(95a) Catalytic Membrane Reactors for Environmental Applications

Catalytic membrane reactors for environmental applications

Anne Giroir-Fendler

Université de Lyon, Lyon, F-69003, France, Université Lyon 1, Villeurbanne, F-69622, CNRS, UMR 5256, IRCELYON, 2 avenue Albert Einstein, Villeurbanne, F-69622, France.

Application of membrane reactor can improve the conversion of the catalytic processes considerably. In a wide range of applications and more particularly for environmental application, significant progresses have being made on membrane development. The feasibility on laboratory scale has been demonstrated for membrane reactor technology since 20 years. In this paper we will present some catalytic membrane reactors development devoted to environmental application like VOCs abatement, waste water treatment, gas separation and xylene isomerisation.

VOC abatement - The destruction of VOCs is a great challenge and also of great industrial importance. Our aim is to investigate the catalytic oxidation of propene and toluene in a membrane reactor used in a flow-through contactor configuration. In this case, the gas mixture of reactants is forced to go through the membrane, i.e. through the catalytic pores. This study on propene and toluene combustion showed that the catalytic membrane reactor performed better than the conventional monolithic reactor in term of efficiency.
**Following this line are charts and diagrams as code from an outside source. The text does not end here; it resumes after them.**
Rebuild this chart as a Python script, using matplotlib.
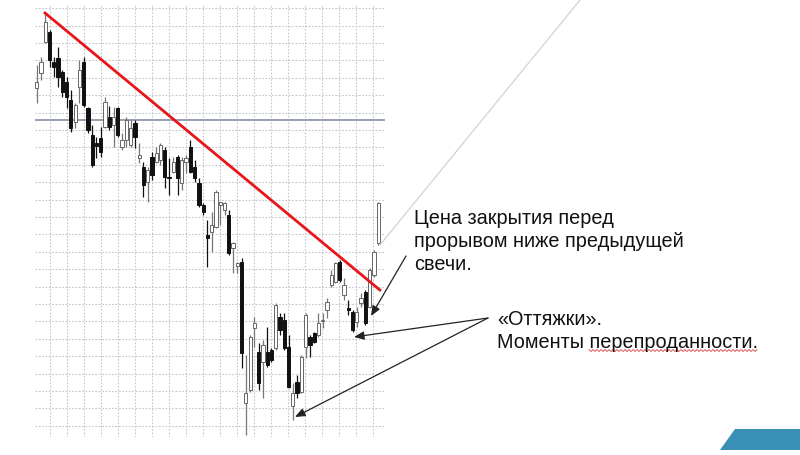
import matplotlib
matplotlib.use('Agg')
import matplotlib.pyplot as plt
from matplotlib.patches import Polygon
import numpy as np

# candle data (arbitrary price units), oldest first
opens = [367, 382, 413, 423, 393, 397, 383, 373, 355, 333, 368, 393, 347, 320, 312, 317,
         328, 338, 330, 347, 308, 315, 310, 332, 297, 288, 273, 298, 293, 295, 305, 278,
         283, 298, 272, 293, 308, 288, 272, 250, 220, 223, 228, 250, 245, 240, 207, 189,
         193, 52, 65, 127, 103, 93, 103, 105, 107, 138, 135, 108, 49, 73, 63, 108,
         118, 122, 120, 134, 145, 170, 173, 193, 160, 147, 143, 133, 152, 163, 148, 180, 212]
highs = [390, 398, 442, 425, 398, 408, 385, 378, 365, 352, 395, 398, 348, 330, 318, 328,
         358, 349, 348, 348, 322, 338, 335, 335, 312, 293, 288, 303, 308, 312, 308, 297,
         298, 300, 298, 300, 315, 295, 277, 252, 235, 243, 265, 253, 253, 245, 213, 193,
         197, 100, 120, 138, 112, 115, 128, 107, 152, 142, 142, 120, 72, 80, 100, 142,
         120, 123, 142, 142, 157, 185, 193, 195, 177, 155, 145, 148, 162, 165, 187, 205, 253]
lows = [352, 375, 412, 388, 378, 368, 358, 347, 323, 327, 352, 348, 322, 288, 297, 298,
        327, 325, 308, 318, 305, 308, 308, 307, 292, 258, 253, 275, 292, 290, 267, 260,
        282, 260, 265, 282, 282, 273, 248, 240, 188, 203, 227, 230, 240, 200, 182, 182,
        87, 20, 63, 108, 65, 57, 88, 93, 105, 120, 105, 67, 35, 57, 62, 97,
        98, 112, 118, 127, 137, 168, 172, 173, 155, 140, 123, 128, 148, 130, 147, 178, 210]
closes = [373, 393, 433, 395, 388, 378, 363, 358, 327, 350, 385, 350, 325, 290, 309, 303,
          353, 328, 338, 320, 315, 335, 327, 318, 300, 270, 285, 280, 302, 310, 278, 277,
          293, 277, 295, 297, 283, 277, 250, 243, 217, 230, 263, 253, 252, 202, 212, 192,
          102, 62, 118, 132, 72, 110, 90, 95, 150, 125, 107, 68, 62, 62, 98, 140,
          110, 113, 132, 135, 153, 180, 192, 175, 170, 145, 125, 143, 157, 132, 185, 203, 252]

# trend line through the highs, and the flat level line
trend_x = [1.94, 80.4]
trend_y = [442, 165]
level = 335

label_1 = ['Цена закрытия перед', 'прорывом ниже предыдущей', 'свечи.']
label_2 = ['«Оттяжки».', 'Моменты перепроданности.']

fig = plt.figure(figsize=(8, 4.55), dpi=100)

ax = fig.add_axes([35 / 800, 18 / 455, 350 / 800, 432 / 455])
x = np.arange(len(opens))
o = np.array(opens)
c = np.array(closes)
up = c >= o
ax.set_xlim(-0.4, 81.6)
ax.set_ylim(18, 450)

for v in np.arange(3.1, 81, 3.98):
    ax.axvline(v, color='#c2c6ce', lw=0.8, ls=(0, (1.5, 1.5)), zorder=0)
for v in np.arange(29.3, 450, 17.4):
    ax.axhline(v, color='#c2c6ce', lw=0.8, ls=(0, (1.5, 1.5)), zorder=0)
ax.axhline(level, color='#8e97a8', lw=1.3, zorder=1)

wick_col = np.where(up, '#777777', '#111111')
ax.vlines(x, lows, highs, colors=wick_col, lw=0.9, zorder=2)
body_h = np.maximum(np.abs(c - o), 1.5)
ax.bar(x, body_h, bottom=np.minimum(o, c), width=0.76,
       color=np.where(up, 'white', '#111111'),
       edgecolor=np.where(up, '#666666', '#111111'), linewidth=0.7, zorder=3)

ax.plot(trend_x, trend_y, color='#e8161b', lw=2.0, zorder=4)
for s in ax.spines.values():
    s.set_visible(False)
ax.set_xticks([])
ax.set_yticks([])

# slide overlay in pixel units
ov = fig.add_axes([0, 0, 1, 1], zorder=5)
ov.set_xlim(0, 800)
ov.set_ylim(455, 0)
ov.axis('off')
ov.patch.set_alpha(0)

ov.plot([580, 380], [0, 245], color='#d6d6d6', lw=1.0)
ov.add_patch(Polygon([[735, 429], [800, 429], [800, 450], [720, 450]],
                     closed=True, color='#3a8fb4', lw=0))

arrow = dict(arrowstyle='-|>,head_length=0.6,head_width=0.25', color='#222222', lw=0.9,
             shrinkA=0, shrinkB=0)
ov.annotate('', xy=(371, 316), xytext=(406, 256), arrowprops=arrow)
ov.annotate('', xy=(354, 337), xytext=(488, 318), arrowprops=arrow)
ov.annotate('', xy=(295, 417), xytext=(488, 318), arrowprops=arrow)

for i, line in enumerate(label_1):
    ov.text(414, 223.5 + 23.3 * i, line, fontsize=14.3, family='Liberation Sans',
            va='baseline', ha='left', color='#111111')
for i, line in enumerate(label_2):
    ov.text(497, 325 + 23.3 * i, line, fontsize=14.3, family='Liberation Sans',
            va='baseline', ha='left', color='#111111')

# spell-check squiggle under the last word
sq_x = np.linspace(589, 757, 85)
ov.plot(sq_x, 350.5 + 1.0 * np.where(np.arange(85) % 2 == 0, -1, 1), color='#e04040', lw=0.6)

fig.savefig('out.png', dpi=100)
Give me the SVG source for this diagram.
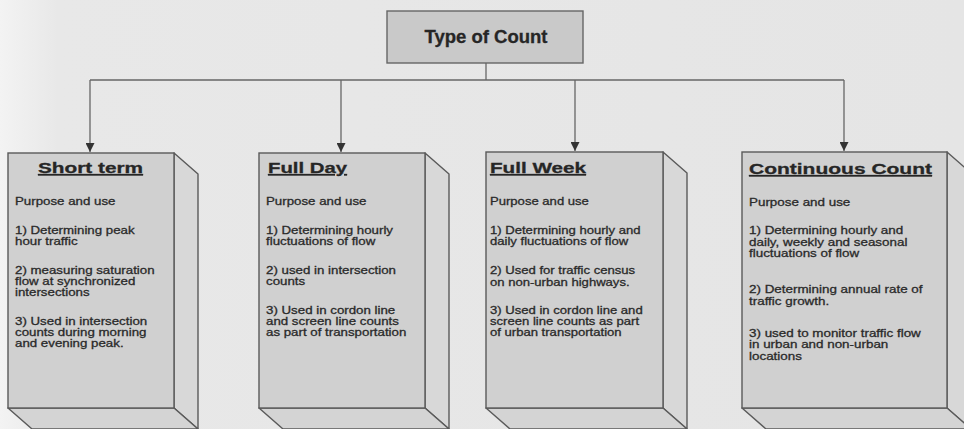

This confirms that membrane reactor is a promising alternative for the combustion of VOCs and that the flow-through membrane reactor may lead to decreased light-off and total VOC combustion temperature with a low overall Pt loading.

Waste water treatment - Wet air oxidation (WAO), earlier developed by Zimmerman during the 1950s, constitutes an attractive technology for the treatment of industrial effluents containing low to intermediate concentrations of refractory and toxic compounds for which incineration or biological remediation are inefficient. The efficiency of WAO can be improved by the use of heterogeneous catalysts. In order to improve the gas/liquid/solid contact in CWAO, the development of innovative catalytic reactors is desired. The use of catalytic membrane reactors (contactor-type), coupling a catalyst and a membrane in the same unit, could be an option. In this study, we have prepared catalytic membrane using several techniques of deposition in order to well control the position of the active phase in the porous structure. After optimization of the experimental parameters, the study of pollutants degradation has showed that catalytic membrane reactor, in contactor configuration present highest efficiency than conventional reactor due to optimized contacts between reactants and active sites.

Gas separation - Zeolite membranes are the good candidate to separate chemical products and in this study we focused on the preparation of highly reproducible nanocomposite MFI hollow fibers membranes via pore-plugging, and on the applications of CO2/N2 and p-xylene/m-xylene separations. In order to increase the separation factors of these materials, nanocomposite B-MFI hollow fibers were also successfully synthesized in one pot by substitution of Si with B during synthesis. B-MFI hollow fibers improved the separation performance compared to MFI membrane on the vapor separation of xylene and n-hexane isomers. A modeling study on n-hexane/2,2-dimethylbutane separation reflects that hexane separation within both MFI and B-MFI hollow fiber membranes is mainly driven by diffusion differences and configurationally entropy effects.

Xylene isomerisation - This part presents isomerisation of meta-xylene over Pt-HZSM-5 in an extractor-type catalytic membrane reactor (e-CMR) using tubular nanocomposite-alumina MFI membrane. The membrane used for the study was prepared via a pore-plugging synthesis technique and it showed p-xylene permeance of 11.4nmol/(m².s.Pa). Meta-xylene saturated in N₂ was fed into the membrane and N₂ gas swept over the outer surface of the membrane (for e-CMR). The performance of the e-CMR was compared with that of a fixed bed reactor (FBR) with similar reactor dimensions and operation conditions. Thus e-CMR showed 34.5% increase in para-xylene selectivity when compared to FBR at 400^oC and these results are in good agreement with the literature.